## DIRECTIONS
Without including the pictures, copy out every line below.

•••

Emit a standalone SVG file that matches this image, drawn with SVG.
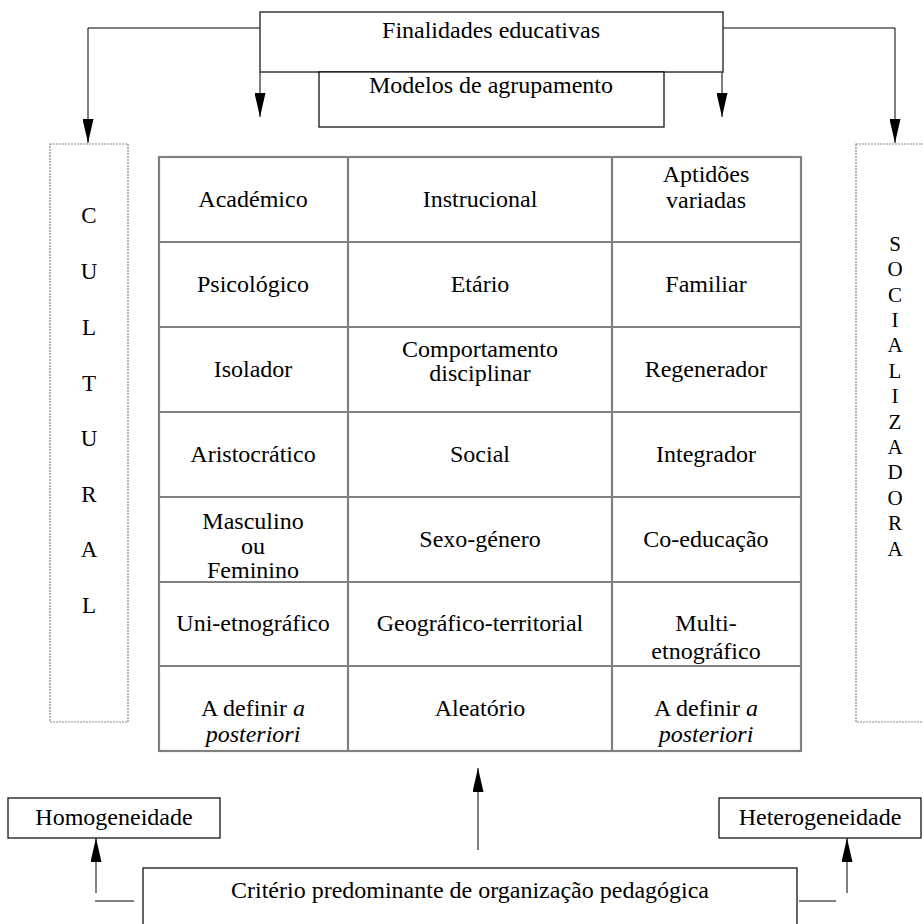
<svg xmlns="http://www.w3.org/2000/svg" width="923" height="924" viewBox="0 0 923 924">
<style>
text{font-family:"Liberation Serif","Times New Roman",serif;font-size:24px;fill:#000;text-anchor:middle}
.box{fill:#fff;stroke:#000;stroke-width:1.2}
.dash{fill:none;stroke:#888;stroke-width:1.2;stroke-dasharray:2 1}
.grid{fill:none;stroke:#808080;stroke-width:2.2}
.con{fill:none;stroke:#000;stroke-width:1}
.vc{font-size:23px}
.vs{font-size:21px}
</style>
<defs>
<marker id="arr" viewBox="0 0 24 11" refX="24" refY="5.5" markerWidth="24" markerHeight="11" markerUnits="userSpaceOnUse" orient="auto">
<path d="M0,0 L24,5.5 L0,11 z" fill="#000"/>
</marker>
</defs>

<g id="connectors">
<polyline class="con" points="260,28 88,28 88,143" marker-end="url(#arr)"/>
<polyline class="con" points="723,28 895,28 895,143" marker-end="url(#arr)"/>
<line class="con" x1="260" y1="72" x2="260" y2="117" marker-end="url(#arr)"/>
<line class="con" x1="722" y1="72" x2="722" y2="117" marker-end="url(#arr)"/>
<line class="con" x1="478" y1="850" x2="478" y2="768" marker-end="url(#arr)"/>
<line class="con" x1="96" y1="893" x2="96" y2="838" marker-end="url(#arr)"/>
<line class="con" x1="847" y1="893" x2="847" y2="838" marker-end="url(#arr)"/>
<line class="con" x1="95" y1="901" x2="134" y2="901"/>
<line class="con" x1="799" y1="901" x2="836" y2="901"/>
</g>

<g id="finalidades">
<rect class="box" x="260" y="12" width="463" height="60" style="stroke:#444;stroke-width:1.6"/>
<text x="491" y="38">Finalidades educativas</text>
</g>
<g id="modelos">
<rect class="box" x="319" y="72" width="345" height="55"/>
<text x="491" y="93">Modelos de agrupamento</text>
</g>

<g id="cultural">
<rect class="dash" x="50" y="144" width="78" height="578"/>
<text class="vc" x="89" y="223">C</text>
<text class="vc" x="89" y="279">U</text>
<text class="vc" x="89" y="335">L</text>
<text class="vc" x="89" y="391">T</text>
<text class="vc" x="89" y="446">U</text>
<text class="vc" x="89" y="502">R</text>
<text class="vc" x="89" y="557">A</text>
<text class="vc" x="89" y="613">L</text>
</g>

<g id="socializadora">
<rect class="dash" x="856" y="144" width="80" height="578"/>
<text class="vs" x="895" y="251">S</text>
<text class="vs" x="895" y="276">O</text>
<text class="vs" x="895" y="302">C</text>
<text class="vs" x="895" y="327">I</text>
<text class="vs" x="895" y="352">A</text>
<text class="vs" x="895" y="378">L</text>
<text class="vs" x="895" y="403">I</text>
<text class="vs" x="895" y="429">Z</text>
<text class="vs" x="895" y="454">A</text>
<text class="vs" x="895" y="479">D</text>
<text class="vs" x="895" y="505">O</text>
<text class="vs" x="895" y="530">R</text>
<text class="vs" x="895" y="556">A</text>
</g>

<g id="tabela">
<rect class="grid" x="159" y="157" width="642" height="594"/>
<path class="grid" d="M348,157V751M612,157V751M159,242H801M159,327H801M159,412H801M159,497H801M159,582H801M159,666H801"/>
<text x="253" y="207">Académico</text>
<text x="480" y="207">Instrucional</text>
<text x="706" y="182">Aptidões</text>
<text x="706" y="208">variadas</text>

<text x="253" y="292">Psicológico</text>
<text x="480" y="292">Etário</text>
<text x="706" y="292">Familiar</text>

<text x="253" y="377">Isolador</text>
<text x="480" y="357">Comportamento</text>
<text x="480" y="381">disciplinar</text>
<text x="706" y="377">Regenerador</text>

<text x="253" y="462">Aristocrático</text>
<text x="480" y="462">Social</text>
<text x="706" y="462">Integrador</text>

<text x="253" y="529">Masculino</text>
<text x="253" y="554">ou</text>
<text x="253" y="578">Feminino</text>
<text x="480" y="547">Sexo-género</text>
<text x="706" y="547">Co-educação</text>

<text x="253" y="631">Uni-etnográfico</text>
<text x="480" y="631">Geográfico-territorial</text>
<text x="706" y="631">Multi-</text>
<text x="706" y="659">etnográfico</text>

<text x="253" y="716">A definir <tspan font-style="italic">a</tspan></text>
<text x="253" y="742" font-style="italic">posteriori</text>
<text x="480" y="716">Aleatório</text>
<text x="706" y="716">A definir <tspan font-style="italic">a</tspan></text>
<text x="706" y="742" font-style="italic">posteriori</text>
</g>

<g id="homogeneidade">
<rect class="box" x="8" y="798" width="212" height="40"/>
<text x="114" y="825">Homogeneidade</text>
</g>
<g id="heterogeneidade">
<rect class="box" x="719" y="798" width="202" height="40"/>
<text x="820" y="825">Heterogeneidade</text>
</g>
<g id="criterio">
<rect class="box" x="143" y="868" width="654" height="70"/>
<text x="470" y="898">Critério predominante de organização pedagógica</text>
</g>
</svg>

•••

## EXERCISE OUTPUT
Emit a standalone SVG file that matches this image, drawn with SVG.
<svg xmlns="http://www.w3.org/2000/svg" width="923" height="924" viewBox="0 0 923 924">
<style>
text{font-family:"Liberation Serif","Times New Roman",serif;font-size:24px;fill:#000;text-anchor:middle}
.box{fill:#fff;stroke:#000;stroke-width:1.2}
.dash{fill:none;stroke:#888;stroke-width:1.2;stroke-dasharray:2 1}
.grid{fill:none;stroke:#808080;stroke-width:2.2}
.con{fill:none;stroke:#000;stroke-width:1}
.vc{font-size:23px}
.vs{font-size:21px}
</style>
<defs>
<marker id="arr" viewBox="0 0 24 11" refX="24" refY="5.5" markerWidth="24" markerHeight="11" markerUnits="userSpaceOnUse" orient="auto">
<path d="M0,0 L24,5.5 L0,11 z" fill="#000"/>
</marker>
</defs>

<g id="connectors">
<polyline class="con" points="260,28 88,28 88,143" marker-end="url(#arr)"/>
<polyline class="con" points="723,28 895,28 895,143" marker-end="url(#arr)"/>
<line class="con" x1="260" y1="72" x2="260" y2="117" marker-end="url(#arr)"/>
<line class="con" x1="722" y1="72" x2="722" y2="117" marker-end="url(#arr)"/>
<line class="con" x1="478" y1="850" x2="478" y2="768" marker-end="url(#arr)"/>
<line class="con" x1="96" y1="893" x2="96" y2="838" marker-end="url(#arr)"/>
<line class="con" x1="847" y1="893" x2="847" y2="838" marker-end="url(#arr)"/>
<line class="con" x1="95" y1="901" x2="134" y2="901"/>
<line class="con" x1="799" y1="901" x2="836" y2="901"/>
</g>

<g id="finalidades">
<rect class="box" x="260" y="12" width="463" height="60" style="stroke:#444;stroke-width:1.6"/>
<text x="491" y="38">Finalidades educativas</text>
</g>
<g id="modelos">
<rect class="box" x="319" y="72" width="345" height="55"/>
<text x="491" y="93">Modelos de agrupamento</text>
</g>

<g id="cultural">
<rect class="dash" x="50" y="144" width="78" height="578"/>
<text class="vc" x="89" y="223">C</text>
<text class="vc" x="89" y="279">U</text>
<text class="vc" x="89" y="335">L</text>
<text class="vc" x="89" y="391">T</text>
<text class="vc" x="89" y="446">U</text>
<text class="vc" x="89" y="502">R</text>
<text class="vc" x="89" y="557">A</text>
<text class="vc" x="89" y="613">L</text>
</g>

<g id="socializadora">
<rect class="dash" x="856" y="144" width="80" height="578"/>
<text class="vs" x="895" y="251">S</text>
<text class="vs" x="895" y="276">O</text>
<text class="vs" x="895" y="302">C</text>
<text class="vs" x="895" y="327">I</text>
<text class="vs" x="895" y="352">A</text>
<text class="vs" x="895" y="378">L</text>
<text class="vs" x="895" y="403">I</text>
<text class="vs" x="895" y="429">Z</text>
<text class="vs" x="895" y="454">A</text>
<text class="vs" x="895" y="479">D</text>
<text class="vs" x="895" y="505">O</text>
<text class="vs" x="895" y="530">R</text>
<text class="vs" x="895" y="556">A</text>
</g>

<g id="tabela">
<rect class="grid" x="159" y="157" width="642" height="594"/>
<path class="grid" d="M348,157V751M612,157V751M159,242H801M159,327H801M159,412H801M159,497H801M159,582H801M159,666H801"/>
<text x="253" y="207">Académico</text>
<text x="480" y="207">Instrucional</text>
<text x="706" y="182">Aptidões</text>
<text x="706" y="208">variadas</text>

<text x="253" y="292">Psicológico</text>
<text x="480" y="292">Etário</text>
<text x="706" y="292">Familiar</text>

<text x="253" y="377">Isolador</text>
<text x="480" y="357">Comportamento</text>
<text x="480" y="381">disciplinar</text>
<text x="706" y="377">Regenerador</text>

<text x="253" y="462">Aristocrático</text>
<text x="480" y="462">Social</text>
<text x="706" y="462">Integrador</text>

<text x="253" y="529">Masculino</text>
<text x="253" y="554">ou</text>
<text x="253" y="578">Feminino</text>
<text x="480" y="547">Sexo-género</text>
<text x="706" y="547">Co-educação</text>

<text x="253" y="631">Uni-etnográfico</text>
<text x="480" y="631">Geográfico-territorial</text>
<text x="706" y="631">Multi-</text>
<text x="706" y="659">etnográfico</text>

<text x="253" y="716">A definir <tspan font-style="italic">a</tspan></text>
<text x="253" y="742" font-style="italic">posteriori</text>
<text x="480" y="716">Aleatório</text>
<text x="706" y="716">A definir <tspan font-style="italic">a</tspan></text>
<text x="706" y="742" font-style="italic">posteriori</text>
</g>

<g id="homogeneidade">
<rect class="box" x="8" y="798" width="212" height="40"/>
<text x="114" y="825">Homogeneidade</text>
</g>
<g id="heterogeneidade">
<rect class="box" x="719" y="798" width="202" height="40"/>
<text x="820" y="825">Heterogeneidade</text>
</g>
<g id="criterio">
<rect class="box" x="143" y="868" width="654" height="70"/>
<text x="470" y="898">Critério predominante de organização pedagógica</text>
</g>
</svg>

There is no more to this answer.